Fig. 3: Calculated magnetoresistance anisotropy.

a Theoretically estimated isothermal magnetoresistance, MR, along the a-axis (MR_a). Schematics of net magnetic moment configurations corresponding to multiple MR_a states at various values of H_a. b Theoretically estimated isothermal magnetoresistance, MR, along the c-axis (MR_c).

Spin-reorientation-driven reversal of anisotropic magnetoresistance

A peculiar spintronic characteristic of a noncollinear AFM ECA is presented by angle-dependent magnetotransport. The results of the AMR, defined as \(\frac{{R\left( \theta \right) - R\left( 0 \right)}}{{R\left( 0 \right)}}\), are depicted in Fig. 4a, b. As indicated in the geometry of the AMR measurement in Fig. 4a, H is continually rotated perpendicular to the current, excluding the extrinsic Lorentzian MR effect. At H < H_m, ab-planar helix formation facilitates twofold rotational symmetry. The AMR is maximized at θ = 90° and 270° (Fig. 4a) owing to the positive value of MR_a, which gradually increases with H (Fig. 2b). At H values slightly exceeding H_m, the AMR near θ = 90° and 270° starts to partially reverse, which is observed as a dip in Fig. 4a. A further increase in H results in a complete reversal of the AMR. The AMR contour map (Fig. 4b) demonstrates the sign-tunable AMR upon crossing H_m. The detailed influence of increasing T on the AMR is plotted in the contour maps of Supplementary Fig. S7. The overall trend of AMR development under the applied H was reproduced using theoretical calculations, as portrayed in Fig. 4c, d. The contrast emerging from the reversal behavior of the AMR effect reflects the intrinsic bulk properties and clarifies the different magnetotransport features between the helix and fan structures.

Fig. 4: Experimental and theoretical anisotropic magnetoresistance.

a Plots of AMR (%) measured at T = 2 K by rotating H = 2, 4.4, 4.8, 5.2, 7, and 9 T in the ac plane with current along the b-axis, I // b. The geometry of AMR measurement is schematically presented. θ = 0° for the c-axis and θ = 90° for the a-axis. b Contour plots of AMR at T = 2 K. c Plots of calculated AMR data at H = 2, 4.4, 5.2, 6, 8, and 11 T. d Contour plots of AMR obtained from theoretical estimations.

Discussion

In this study, we have demonstrated a mechanism to generate the sign-changing AMR phenomenon that originates from electrically distinctive dual magnetic phases separated by a magnetic phase transition. The magnetic transition emerges from the competition of diverse energy scales included in the model Hamiltonian. Specifically, the highly 2D characteristic of magnetocrystalline anisotropy is vital for determining the consistency between bulk measurements and theoretical calculations. In pursuance of the AMR effect predominantly caused by the magnetocrystalline anisotropy in AFM spintronics, the approach proposed in this study is applicable to a variety of antiferromagnets in which the distinct features of the anisotropic magnetotransport could be observed depending on the alteration of the magnetocrystalline anisotropy. The development of magnetic devices with the desired properties requires detectable macroscopic effects that are contingent on the variable magnetic states. In complex noncollinear antiferromagnets, more spintronic effects can exist. Therefore, the electrical access to various AFM memory states associated with the evolution of helical spin texture would provide an opportunity for realizing multilevel AFM memory devices.

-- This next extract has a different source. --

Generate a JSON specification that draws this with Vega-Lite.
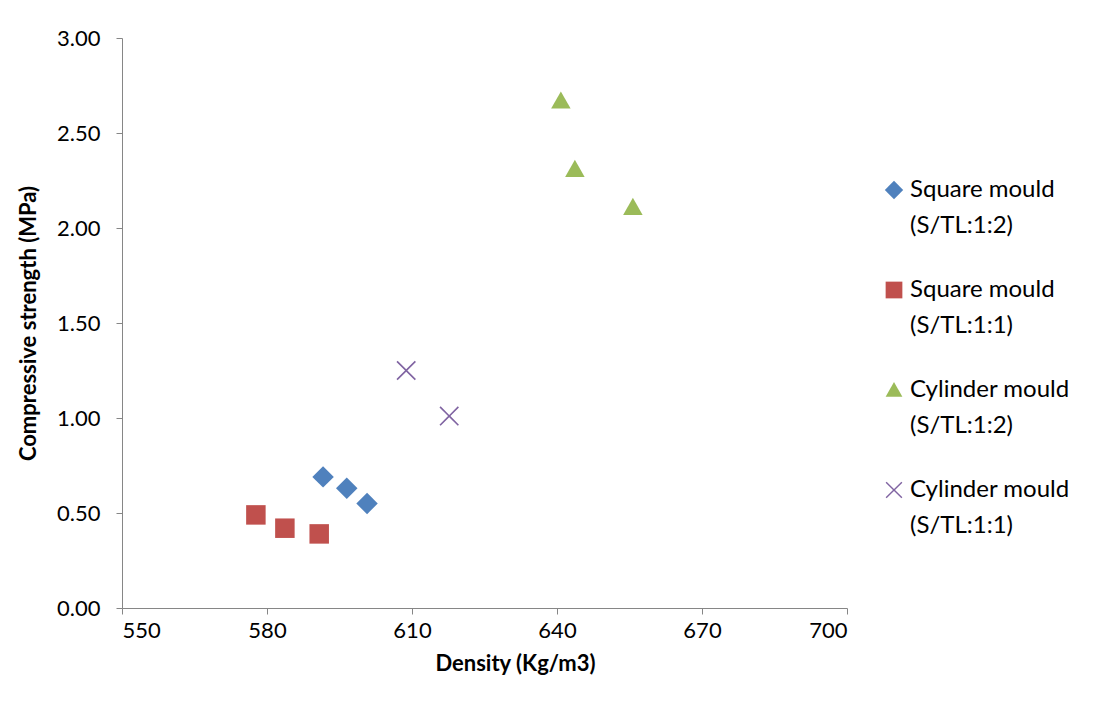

Notably, the reversal phenomenon of AMR has seldom been reported. In a previous study on ferromagnetic La_0.7Ca_0.3MnO₃ ultrathin films, a sign reversal of the AMR originated from the planar tensile strain that facilitated the rotation of the ferromagnetic easy axis, which is different from the present case³⁷. The sign-tunable AMR effect in a single-phase noncollinear antiferromagnet is unique owing to its intrinsic origin from the electrically discernible magnetic phases. Additionally, a variety of topological states mediated by spin-orbit interactions yield exotic topological magnetism^38,39,40. More recently, helical magnetism driven by Weyl-mediated RKKY interactions was observed in a Weyl semimetal, NdAlSi⁴¹. The recognition of versatile AFM memory states in a helimagnet offers valuable guidelines for investigating the intimate interplay between the electronic and magnetic topological properties and thus for implementing topological AFM spintronics.

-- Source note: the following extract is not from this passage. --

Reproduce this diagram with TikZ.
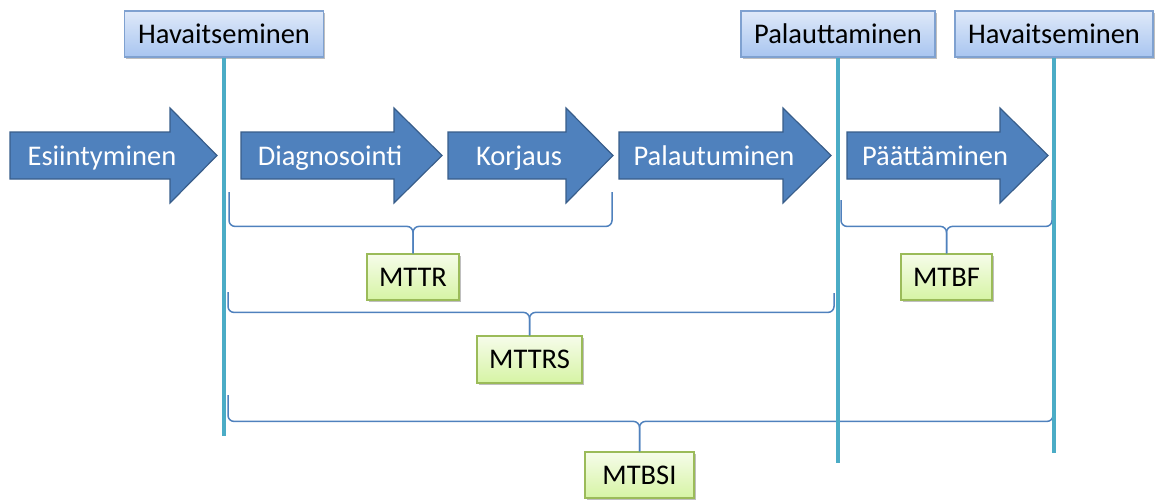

In summary, we propose a new single-crystalline spintronic material in which the sign-tunable AMR effect reflects completely intrinsic bulk properties. These results are beneficial for the development of AFM spintronics, which has been driven by novel materials. Theoretically, the highly anisotropic 2D spin characteristic was highlighted as a core factor for anisotropic magnetotransport in a natural noncollinear AFM ECA. The scheme followed in this study is a particular type of spin-reorientation-driven mechanism to study the intriguing anisotropic properties, which can motivate further investigations of noncollinear AFM for extensive spintronic applications.